Paper 2Rapid Assessment of Stiffness Extrema via Localized Decomposition: Theory, Error Bounds, and Applications

Identifying stiffness extrema in large-scale structures is computationally expensive due to the global eigenvalue tracking required by traditional methods. This paper introduces a localized decomposition approach that enables rapid extremum assessment without full-structure analysis. The key innovation is a Domain Decomposition Theorem proving that global stiffness extrema can be predicted from localized sensitivity fields computed on structural subdomains. We establish rigorous error bounds showing that prediction accuracy depends on subdomain size and interface coupling strength, providing theoretical guidance for optimal decomposition strategies. For structures with N degrees of freedom, the method achieves O(kn³) computational complexity where k is the number of subdomains and n ≪ N is the subdomain size, resulting in order-of-magnitude speedup.

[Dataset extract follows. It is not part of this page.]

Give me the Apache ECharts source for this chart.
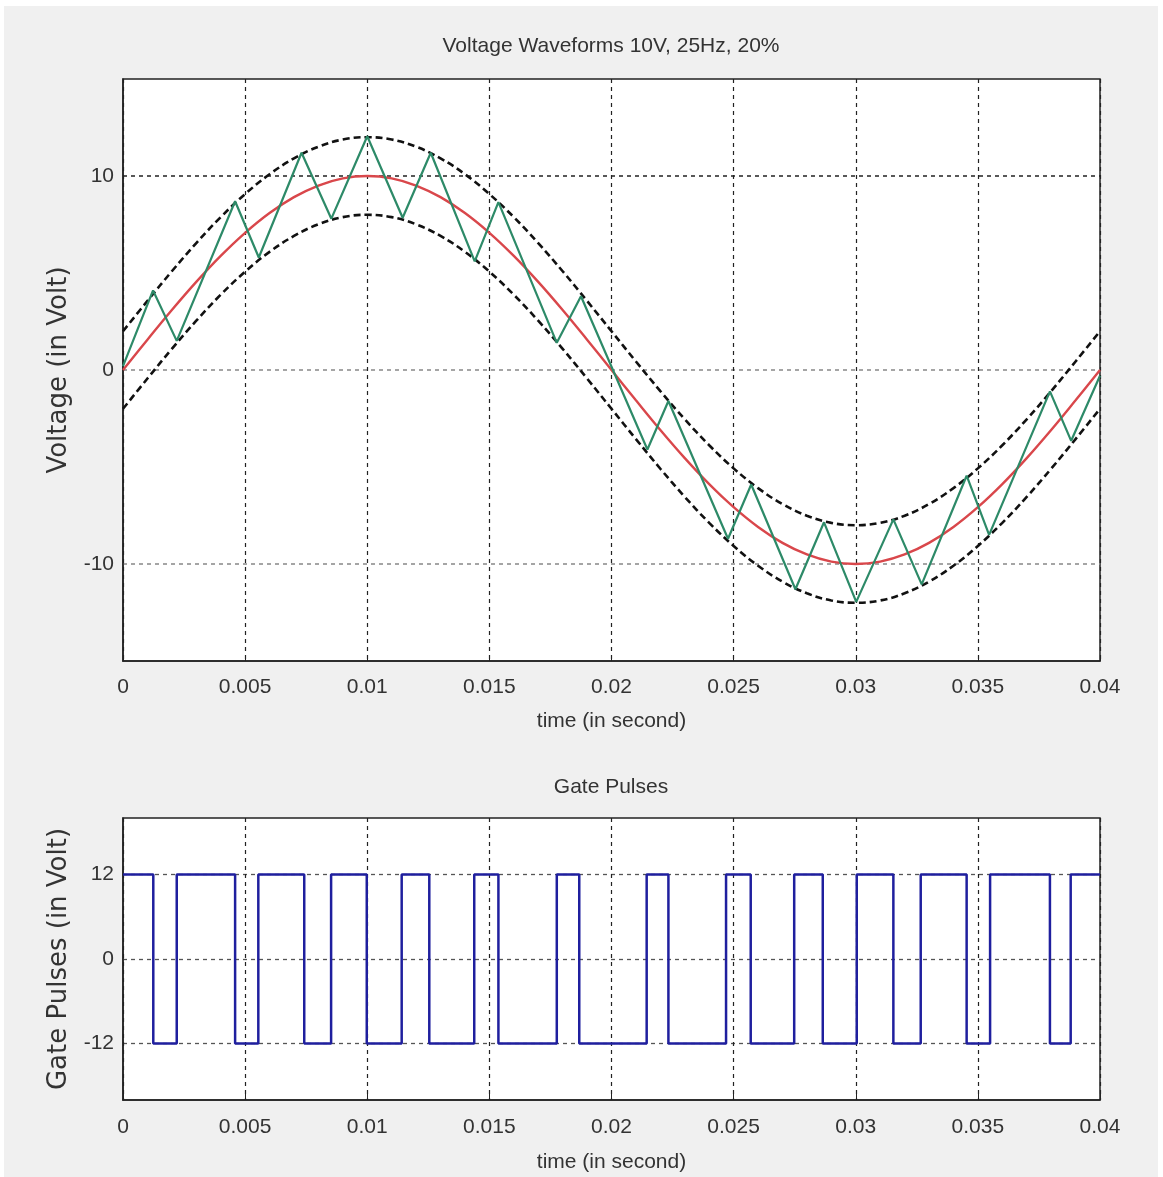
<!DOCTYPE html>
<html>
<head>
<meta charset="utf-8">
<script src="https://cdn.jsdelivr.net/npm/echarts@6/dist/echarts.min.js"></script>
<style>
  html, body { margin: 0; padding: 0; background: #ffffff; }
  #chart { position: absolute; left: 4px; top: 6px; width: 1154px; height: 1171px; background: #f0f0f0; }
</style>
</head>
<body>
<div id="chart"></div>
<script>
// ---- Data ----
// Reference sine (red), sampled every 1 ms (time in seconds)
const refTime = [0, 0.001, 0.002, 0.003, 0.004, 0.005, 0.006, 0.007, 0.008, 0.009, 0.010,
  0.011, 0.012, 0.013, 0.014, 0.015, 0.016, 0.017, 0.018, 0.019, 0.020,
  0.021, 0.022, 0.023, 0.024, 0.025, 0.026, 0.027, 0.028, 0.029, 0.030,
  0.031, 0.032, 0.033, 0.034, 0.035, 0.036, 0.037, 0.038, 0.039, 0.040];
const refVolt = [0, 1.56, 3.09, 4.54, 5.88, 7.07, 8.09, 8.91, 9.51, 9.88, 10,
  9.88, 9.51, 8.91, 8.09, 7.07, 5.88, 4.54, 3.09, 1.56, 0,
  -1.56, -3.09, -4.54, -5.88, -7.07, -8.09, -8.91, -9.51, -9.88, -10,
  -9.88, -9.51, -8.91, -8.09, -7.07, -5.88, -4.54, -3.09, -1.56, 0];
// Upper and lower hysteresis bands (black dashed)
const upperBand = [2, 3.56, 5.09, 6.54, 7.88, 9.07, 10.09, 10.91, 11.51, 11.88, 12,
  11.88, 11.51, 10.91, 10.09, 9.07, 7.88, 6.54, 5.09, 3.56, 2,
  0.44, -1.09, -2.54, -3.88, -5.07, -6.09, -6.91, -7.51, -7.88, -8,
  -7.88, -7.51, -6.91, -6.09, -5.07, -3.88, -2.54, -1.09, 0.44, 2];
const lowerBand = [-2, -0.44, 1.09, 2.54, 3.88, 5.07, 6.09, 6.91, 7.51, 7.88, 8,
  7.88, 7.51, 6.91, 6.09, 5.07, 3.88, 2.54, 1.09, -0.44, -2,
  -3.56, -5.09, -6.54, -7.88, -9.07, -10.09, -10.91, -11.51, -11.88, -12,
  -11.88, -11.51, -10.91, -10.09, -9.07, -7.88, -6.54, -5.09, -3.56, -2];
// Actual (green) zig-zag waveform vertices
const actTime = [0, 0.00123, 0.0022, 0.00459, 0.00556, 0.00731, 0.00853, 0.01, 0.01145, 0.0126,
  0.0144, 0.01537, 0.01776, 0.01875, 0.02147, 0.02233, 0.02477, 0.02572, 0.02753, 0.0287,
  0.03002, 0.03154, 0.0327, 0.03454, 0.03546, 0.03795, 0.03882, 0.04];
const actVolt = [0.2, 4.1, 1.5, 8.7, 5.8, 11.2, 7.8, 12.05, 7.85, 11.2,
  5.6, 8.65, 1.4, 3.8, -4.1, -1.6, -8.7, -5.9, -11.3, -7.85,
  -11.95, -7.7, -11.05, -5.45, -8.5, -1.1, -3.65, -0.3];
// Gate pulses (blue), level held from each time to the next
const gateTime = [0, 0.00124, 0.0022, 0.00459, 0.00554, 0.00742, 0.00852, 0.00998, 0.01141, 0.01254,
  0.01438, 0.01537, 0.01776, 0.01868, 0.02144, 0.02233, 0.02469, 0.0257, 0.02748, 0.02865,
  0.03004, 0.03154, 0.03266, 0.03454, 0.0355, 0.03795, 0.0388, 0.04];
const gateVolt = [12, -12, 12, -12, 12, -12, 12, -12, 12, -12,
  12, -12, 12, -12, 12, -12, 12, -12, 12, -12,
  12, -12, 12, -12, 12, -12, 12, 12];
const xTicks = [0, 0.005, 0.01, 0.015, 0.02, 0.025, 0.03, 0.035, 0.04];
const voltLabels = [-10, 0, 10];
const gateLabels = [-12, 0, 12];

const titles = ['Voltage Waveforms 10V, 25Hz, 20%', 'Gate Pulses'];
const xName = 'time (in second)';
const yNames = ['Voltage (in Volt)', 'Gate Pulses (in Volt)'];

// ---- Chart ----
const FONT = "'Liberation Sans', Arial, Helvetica, sans-serif";
const WIDE = "'DejaVu Sans', Verdana, sans-serif";
const T = 'rgba(0,0,0,0)';

function pairs(xs, ys) { return xs.map((x, i) => [x, ys[i]]); }
function xLabelFmt(v) {
  for (const t of xTicks) { if (Math.abs(v - t) < 1e-9) return String(t); }
  return '';
}

function makeX(gridIndex) {
  return {
    type: 'value', gridIndex: gridIndex, min: 0, max: 0.04, interval: 0.005,
    name: xName, nameLocation: 'middle', nameGap: gridIndex === 0 ? 50 : 52,
    nameTextStyle: { fontFamily: FONT, fontSize: 21, color: '#333' },
    axisLine: { show: true, onZero: false, lineStyle: { color: '#222', width: 1.5 } },
    axisTick: { show: true, inside: true, length: 6, lineStyle: { color: '#222' } },
    axisLabel: { margin: gridIndex === 0 ? 16 : 17, fontFamily: FONT, fontSize: 21, color: '#333', formatter: xLabelFmt, showMinLabel: true, showMaxLabel: true },
    splitLine: { show: true, lineStyle: { color: '#222', width: 1.2, type: [4, 4] } }
  };
}

const option = {
  animation: false,
  backgroundColor: '#f0f0f0',
  graphic: [
    { type: 'text', x: 607, y: 40, style: { text: titles[0], fontFamily: FONT, fontSize: 21, fill: '#333', textAlign: 'center', textVerticalAlign: 'middle' } },
    { type: 'text', x: 607, y: 781, style: { text: titles[1], fontFamily: FONT, fontSize: 21, fill: '#333', textAlign: 'center', textVerticalAlign: 'middle' } }
  ],
  grid: [
    { left: 119, top: 73, width: 977, height: 582, show: true, backgroundColor: '#ffffff', borderColor: '#222', borderWidth: 1.5 },
    { left: 119, top: 812, width: 977, height: 282, show: true, backgroundColor: '#ffffff', borderColor: '#222', borderWidth: 1.5 }
  ],
  xAxis: [makeX(0), makeX(1)],
  yAxis: [
    {
      type: 'value', gridIndex: 0, min: -15, max: 15, interval: 5,
      name: yNames[0], nameLocation: 'middle', nameGap: 44, nameRotate: 90,
      nameTextStyle: { fontFamily: WIDE, fontSize: 26, color: '#333' },
      axisLine: { show: true, onZero: false, lineStyle: { color: '#222', width: 1.5 } },
      axisTick: { show: false },
      axisLabel: { margin: 9, fontFamily: FONT, fontSize: 21, color: '#333',
        formatter: v => (voltLabels.indexOf(v) >= 0 ? String(v) : '') },
      splitLine: { show: true, lineStyle: { width: 1.5, type: [4, 4],
        color: [T, '#888', T, '#888', T, '#222', T] } }
    },
    {
      type: 'value', gridIndex: 1, min: -20, max: 20, interval: 4,
      name: yNames[1], nameLocation: 'middle', nameGap: 44, nameRotate: 90,
      nameTextStyle: { fontFamily: WIDE, fontSize: 26, color: '#333' },
      axisLine: { show: true, onZero: false, lineStyle: { color: '#222', width: 1.5 } },
      axisTick: { show: false },
      axisLabel: { margin: 9, fontFamily: FONT, fontSize: 21, color: '#333',
        formatter: v => (gateLabels.indexOf(v) >= 0 ? String(v) : '') },
      splitLine: { show: true, lineStyle: { width: 1.3, type: [4, 4],
        color: [T, T, '#555', T, T, '#555', T, T, '#555', T, T] } }
    }
  ],
  series: [
    { name: 'Upper band', type: 'line', xAxisIndex: 0, yAxisIndex: 0, data: pairs(refTime, upperBand),
      smooth: 0.4, showSymbol: false, lineStyle: { color: '#111', width: 2.6, type: [7, 4] }, z: 3 },
    { name: 'Lower band', type: 'line', xAxisIndex: 0, yAxisIndex: 0, data: pairs(refTime, lowerBand),
      smooth: 0.4, showSymbol: false, lineStyle: { color: '#111', width: 2.6, type: [7, 4] }, z: 3 },
    { name: 'Reference', type: 'line', xAxisIndex: 0, yAxisIndex: 0, data: pairs(refTime, refVolt),
      smooth: 0.4, showSymbol: false, lineStyle: { color: '#d9474b', width: 2.4 }, z: 4 },
    { name: 'Actual', type: 'line', xAxisIndex: 0, yAxisIndex: 0, data: pairs(actTime, actVolt),
      showSymbol: false, lineStyle: { color: '#2d8a68', width: 2.2 }, z: 5 },
    { name: 'Gate', type: 'line', xAxisIndex: 1, yAxisIndex: 1, data: pairs(gateTime, gateVolt),
      step: 'end', showSymbol: false, lineStyle: { color: '#1f1f9e', width: 2.5 }, z: 5 }
  ]
};

const chart = echarts.init(document.getElementById('chart'), null, { renderer: 'canvas' });
chart.setOption(option);
</script>
</body>
</html>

We validate the approach through five case studies—including a planar truss, portal frame, arch bridge, cable network, and a 15,000-DOF cable-stayed bridge—demonstrating 13–40× computational speedup (average 22.6×) with prediction errors below 3% (average 1.8%) and computed error bounds holding in every case. The framework is particularly advantageous for preliminary design exploration and parametric studies where multiple design variants must be rapidly evaluated.